You’ll find various methods in books and online and Catherine Phipps has a good quick version in her book Citrus, where you thinly pare the peel away, leaving behind the pith. Hers are delicate and perfect for cake decorating and other dainty tasks, but I wanted a thicker version to dunk into chocolate as an after dinner treat.
This recipe, 99.9% based on one from Mary Cadogan, is the best I’ve tried (move over, Felicity Cloake). It is a bit more of a faff than some but you don’t have to wait days for the peel to dry. You can prepare any citrus this way and it’s rather nice to have a mixture.
Dipping it in chocolate is optional, but it’s a lovely thing to serve guests with a postprandial coffee, and makes a great gift. (Still not mentioning the C-word here.)
Candied Orange Peel
4 large sweet oranges (or a mix of citrus)
About 600g granulated sugar
100g plain chocolate (optional)
Scrub the oranges first unless they’re unwaxed.

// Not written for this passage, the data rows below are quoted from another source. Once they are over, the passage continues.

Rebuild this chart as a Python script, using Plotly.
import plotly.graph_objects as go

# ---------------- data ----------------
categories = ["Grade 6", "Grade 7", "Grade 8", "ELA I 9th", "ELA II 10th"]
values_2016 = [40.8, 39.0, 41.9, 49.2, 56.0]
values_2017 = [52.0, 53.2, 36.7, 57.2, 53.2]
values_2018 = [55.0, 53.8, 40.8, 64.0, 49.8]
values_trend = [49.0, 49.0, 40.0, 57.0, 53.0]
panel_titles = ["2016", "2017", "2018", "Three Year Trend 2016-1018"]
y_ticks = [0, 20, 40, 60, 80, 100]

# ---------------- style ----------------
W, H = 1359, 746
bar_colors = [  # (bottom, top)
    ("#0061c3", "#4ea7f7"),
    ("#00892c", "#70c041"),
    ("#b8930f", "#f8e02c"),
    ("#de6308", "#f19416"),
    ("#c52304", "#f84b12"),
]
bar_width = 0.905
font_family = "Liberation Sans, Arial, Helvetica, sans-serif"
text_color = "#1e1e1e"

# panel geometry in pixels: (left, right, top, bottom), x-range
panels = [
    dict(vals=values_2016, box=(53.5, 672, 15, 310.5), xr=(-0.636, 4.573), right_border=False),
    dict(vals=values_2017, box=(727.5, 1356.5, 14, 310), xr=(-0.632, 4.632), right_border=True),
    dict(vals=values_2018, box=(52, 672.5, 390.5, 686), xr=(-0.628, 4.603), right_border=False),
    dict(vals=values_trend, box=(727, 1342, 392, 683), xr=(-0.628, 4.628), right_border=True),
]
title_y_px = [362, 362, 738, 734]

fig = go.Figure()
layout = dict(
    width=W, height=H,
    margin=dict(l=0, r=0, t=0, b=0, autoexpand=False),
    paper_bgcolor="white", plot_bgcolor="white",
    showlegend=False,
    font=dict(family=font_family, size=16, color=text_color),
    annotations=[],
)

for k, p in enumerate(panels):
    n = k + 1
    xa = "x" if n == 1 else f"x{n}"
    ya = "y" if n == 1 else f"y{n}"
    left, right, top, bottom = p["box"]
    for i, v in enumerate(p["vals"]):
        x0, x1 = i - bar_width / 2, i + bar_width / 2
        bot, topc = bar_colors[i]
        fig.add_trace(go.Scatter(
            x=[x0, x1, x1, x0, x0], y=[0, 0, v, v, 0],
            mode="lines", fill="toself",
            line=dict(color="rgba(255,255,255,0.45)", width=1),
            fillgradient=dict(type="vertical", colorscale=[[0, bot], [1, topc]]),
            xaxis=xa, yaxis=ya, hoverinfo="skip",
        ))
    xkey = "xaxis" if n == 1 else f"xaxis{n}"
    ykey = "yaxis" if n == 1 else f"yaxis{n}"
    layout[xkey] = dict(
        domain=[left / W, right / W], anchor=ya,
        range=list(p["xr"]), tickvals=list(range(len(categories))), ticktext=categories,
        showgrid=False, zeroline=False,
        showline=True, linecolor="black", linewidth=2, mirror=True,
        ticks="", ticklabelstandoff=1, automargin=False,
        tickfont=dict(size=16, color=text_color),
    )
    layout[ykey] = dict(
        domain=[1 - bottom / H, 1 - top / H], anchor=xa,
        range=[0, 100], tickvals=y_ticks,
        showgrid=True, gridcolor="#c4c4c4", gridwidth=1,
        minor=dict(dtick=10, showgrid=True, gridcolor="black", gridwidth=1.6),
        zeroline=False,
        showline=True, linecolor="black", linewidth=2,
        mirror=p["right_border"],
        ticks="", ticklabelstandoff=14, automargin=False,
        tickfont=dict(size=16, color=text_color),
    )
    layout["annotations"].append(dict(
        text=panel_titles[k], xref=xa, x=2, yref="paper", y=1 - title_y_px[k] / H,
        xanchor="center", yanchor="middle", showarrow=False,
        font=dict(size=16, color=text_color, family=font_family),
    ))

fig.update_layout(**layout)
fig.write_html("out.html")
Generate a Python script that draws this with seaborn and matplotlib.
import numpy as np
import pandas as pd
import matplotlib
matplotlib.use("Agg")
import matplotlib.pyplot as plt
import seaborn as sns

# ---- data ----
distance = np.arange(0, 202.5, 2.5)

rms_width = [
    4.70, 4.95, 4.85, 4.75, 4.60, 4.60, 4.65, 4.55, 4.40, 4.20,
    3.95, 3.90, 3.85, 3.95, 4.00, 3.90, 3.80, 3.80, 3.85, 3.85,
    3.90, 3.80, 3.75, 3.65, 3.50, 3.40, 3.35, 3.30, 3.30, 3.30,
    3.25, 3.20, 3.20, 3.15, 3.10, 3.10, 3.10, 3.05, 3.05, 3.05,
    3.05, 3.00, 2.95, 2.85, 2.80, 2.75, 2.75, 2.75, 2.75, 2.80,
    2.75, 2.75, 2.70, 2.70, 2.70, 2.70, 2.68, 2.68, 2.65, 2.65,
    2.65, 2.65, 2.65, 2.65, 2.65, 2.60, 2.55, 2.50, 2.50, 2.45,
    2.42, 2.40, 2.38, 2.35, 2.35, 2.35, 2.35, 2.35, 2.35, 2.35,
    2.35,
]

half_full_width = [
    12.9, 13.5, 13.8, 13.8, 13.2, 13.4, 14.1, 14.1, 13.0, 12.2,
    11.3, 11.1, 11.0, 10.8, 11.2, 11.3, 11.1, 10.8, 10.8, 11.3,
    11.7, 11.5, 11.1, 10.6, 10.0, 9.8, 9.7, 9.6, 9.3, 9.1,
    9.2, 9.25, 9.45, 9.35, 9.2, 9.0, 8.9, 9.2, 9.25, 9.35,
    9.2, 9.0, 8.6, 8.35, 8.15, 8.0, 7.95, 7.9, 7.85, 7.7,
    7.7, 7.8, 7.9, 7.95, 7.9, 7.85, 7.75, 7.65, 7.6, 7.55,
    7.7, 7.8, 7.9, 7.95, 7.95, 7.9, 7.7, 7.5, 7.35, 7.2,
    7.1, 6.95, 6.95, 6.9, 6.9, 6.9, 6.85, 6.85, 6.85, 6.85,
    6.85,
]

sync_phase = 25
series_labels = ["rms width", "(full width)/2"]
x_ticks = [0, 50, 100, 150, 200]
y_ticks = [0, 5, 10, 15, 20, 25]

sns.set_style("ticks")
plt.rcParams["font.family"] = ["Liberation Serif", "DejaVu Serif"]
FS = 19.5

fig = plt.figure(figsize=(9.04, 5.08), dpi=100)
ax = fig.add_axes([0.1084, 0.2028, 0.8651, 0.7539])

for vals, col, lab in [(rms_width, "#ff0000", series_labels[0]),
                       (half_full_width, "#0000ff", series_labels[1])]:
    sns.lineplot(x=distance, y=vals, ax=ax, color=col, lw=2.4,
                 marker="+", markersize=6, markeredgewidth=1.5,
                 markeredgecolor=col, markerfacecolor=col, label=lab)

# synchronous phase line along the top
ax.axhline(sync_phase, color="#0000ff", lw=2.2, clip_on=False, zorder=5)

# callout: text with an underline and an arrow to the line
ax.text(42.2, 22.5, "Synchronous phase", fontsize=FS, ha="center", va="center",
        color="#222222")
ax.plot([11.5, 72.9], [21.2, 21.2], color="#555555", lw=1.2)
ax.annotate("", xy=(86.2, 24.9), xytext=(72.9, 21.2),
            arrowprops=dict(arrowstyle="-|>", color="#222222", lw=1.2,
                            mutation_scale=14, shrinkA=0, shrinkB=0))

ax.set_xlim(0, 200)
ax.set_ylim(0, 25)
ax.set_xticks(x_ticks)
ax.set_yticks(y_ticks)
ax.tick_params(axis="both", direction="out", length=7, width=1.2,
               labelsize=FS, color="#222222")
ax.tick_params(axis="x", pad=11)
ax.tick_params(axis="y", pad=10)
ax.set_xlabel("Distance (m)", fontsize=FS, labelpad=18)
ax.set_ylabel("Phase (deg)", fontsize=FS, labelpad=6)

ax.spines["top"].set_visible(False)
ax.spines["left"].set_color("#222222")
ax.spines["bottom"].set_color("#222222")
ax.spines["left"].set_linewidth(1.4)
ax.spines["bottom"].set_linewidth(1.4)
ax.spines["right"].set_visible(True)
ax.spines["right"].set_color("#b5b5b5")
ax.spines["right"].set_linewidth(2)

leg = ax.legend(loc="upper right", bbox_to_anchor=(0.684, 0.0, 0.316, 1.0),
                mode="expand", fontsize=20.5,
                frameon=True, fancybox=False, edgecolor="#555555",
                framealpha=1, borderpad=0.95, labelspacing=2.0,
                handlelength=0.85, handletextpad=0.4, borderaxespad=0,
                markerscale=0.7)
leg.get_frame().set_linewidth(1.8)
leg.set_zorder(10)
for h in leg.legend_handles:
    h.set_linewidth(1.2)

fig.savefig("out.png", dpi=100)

Working with a sharp knife on a board, cut a horizontal slice off the top and bottom of the oranges so they stand flat and give you somewhere to start. Cut down and around each orange in sections, following its shape, and removing the pith with the peel. (Eat the orange flesh.)
Cut the peel lengthways into 1/4″ (7mm) matchsticks. Put in in a pan, cover with cold water and bring to the boil. Simmer for five minutes. Drain, put it back in the pan with fresh water, and bring to the boil before simmering for 30 minutes.

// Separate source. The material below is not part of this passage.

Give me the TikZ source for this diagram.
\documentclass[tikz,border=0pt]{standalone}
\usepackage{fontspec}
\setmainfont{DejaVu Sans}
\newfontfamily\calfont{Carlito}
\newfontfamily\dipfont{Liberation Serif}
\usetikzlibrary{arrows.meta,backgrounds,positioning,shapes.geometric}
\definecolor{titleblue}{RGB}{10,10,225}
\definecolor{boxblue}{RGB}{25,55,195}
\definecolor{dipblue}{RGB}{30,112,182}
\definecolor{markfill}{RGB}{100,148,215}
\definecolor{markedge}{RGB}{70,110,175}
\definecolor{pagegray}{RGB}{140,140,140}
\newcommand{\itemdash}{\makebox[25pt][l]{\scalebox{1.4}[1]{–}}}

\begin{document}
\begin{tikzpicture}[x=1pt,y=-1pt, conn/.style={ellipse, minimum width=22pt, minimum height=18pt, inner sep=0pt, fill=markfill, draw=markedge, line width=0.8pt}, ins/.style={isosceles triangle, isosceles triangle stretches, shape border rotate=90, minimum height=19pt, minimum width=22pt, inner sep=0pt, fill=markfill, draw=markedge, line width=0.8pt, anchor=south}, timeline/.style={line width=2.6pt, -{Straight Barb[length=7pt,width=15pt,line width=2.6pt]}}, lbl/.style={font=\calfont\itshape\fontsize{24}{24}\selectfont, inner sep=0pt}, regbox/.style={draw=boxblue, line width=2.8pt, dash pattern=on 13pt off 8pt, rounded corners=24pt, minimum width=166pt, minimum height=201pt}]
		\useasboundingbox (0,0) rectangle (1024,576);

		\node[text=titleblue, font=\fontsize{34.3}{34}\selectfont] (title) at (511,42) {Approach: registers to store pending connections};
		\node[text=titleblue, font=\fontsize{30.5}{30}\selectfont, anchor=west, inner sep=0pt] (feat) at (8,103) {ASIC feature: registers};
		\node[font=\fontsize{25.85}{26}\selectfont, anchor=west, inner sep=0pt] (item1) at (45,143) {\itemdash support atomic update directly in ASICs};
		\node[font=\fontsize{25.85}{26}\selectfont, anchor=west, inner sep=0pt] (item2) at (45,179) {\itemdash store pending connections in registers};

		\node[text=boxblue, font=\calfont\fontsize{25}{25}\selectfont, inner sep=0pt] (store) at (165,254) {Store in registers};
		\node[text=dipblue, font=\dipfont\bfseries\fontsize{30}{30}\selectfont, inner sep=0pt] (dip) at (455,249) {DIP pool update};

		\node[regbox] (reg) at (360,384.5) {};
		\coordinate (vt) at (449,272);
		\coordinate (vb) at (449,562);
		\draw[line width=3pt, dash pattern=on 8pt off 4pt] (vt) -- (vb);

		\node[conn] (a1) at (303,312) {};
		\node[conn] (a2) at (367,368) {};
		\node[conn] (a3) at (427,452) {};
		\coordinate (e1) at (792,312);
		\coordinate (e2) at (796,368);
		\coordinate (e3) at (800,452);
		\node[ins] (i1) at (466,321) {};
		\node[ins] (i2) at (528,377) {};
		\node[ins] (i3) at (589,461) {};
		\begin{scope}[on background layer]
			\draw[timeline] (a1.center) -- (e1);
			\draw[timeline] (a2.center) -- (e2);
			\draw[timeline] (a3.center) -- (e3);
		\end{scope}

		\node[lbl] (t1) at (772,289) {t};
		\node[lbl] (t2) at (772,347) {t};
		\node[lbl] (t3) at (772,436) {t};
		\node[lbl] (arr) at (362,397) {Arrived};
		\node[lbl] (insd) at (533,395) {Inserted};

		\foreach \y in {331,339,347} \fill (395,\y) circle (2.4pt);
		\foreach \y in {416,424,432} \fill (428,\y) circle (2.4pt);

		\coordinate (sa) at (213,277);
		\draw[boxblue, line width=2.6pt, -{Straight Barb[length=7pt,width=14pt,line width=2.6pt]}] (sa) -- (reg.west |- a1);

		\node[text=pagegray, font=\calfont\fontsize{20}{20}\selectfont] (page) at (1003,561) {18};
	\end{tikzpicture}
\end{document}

Drain, reserving the liquid. Measure, and for every 100ml of cooking water, add 100g of sugar. Put the pan back on the heat and stir until the sugar has dissolved. Add the peel and simmer for 30 minutes, or until it is really soft and translucent. Cool in the syrup then drain. (You can strain the orange syrup to add to drinks or for a cake drizzle.)
Heat the oven to its lowest setting. Put the orange peel in a single layer on a wire rack. Put it on a lined baking tray (saves drips in your oven) and dry in the oven for 30 minutes.
Put a layer of sugar into a large dish and toss the peel in it, a few strips at a time, separating them and making sure they’re well coated. I find the easiest and least messy way to toss them is to use a couple of forks.
If you’d like chocolate-dipped peel, break up the chocolate and melt it in a bowl over a pan of gently simmering water, making sure the bottom of the bowl isn’t touching the water. Dip the candied peel into the chocolate to coat it halfway, shaking off any excess, and leave to set on parchment paper.
These are unlikely to last longer than it takes the chocolate to harden but will keep for around a week.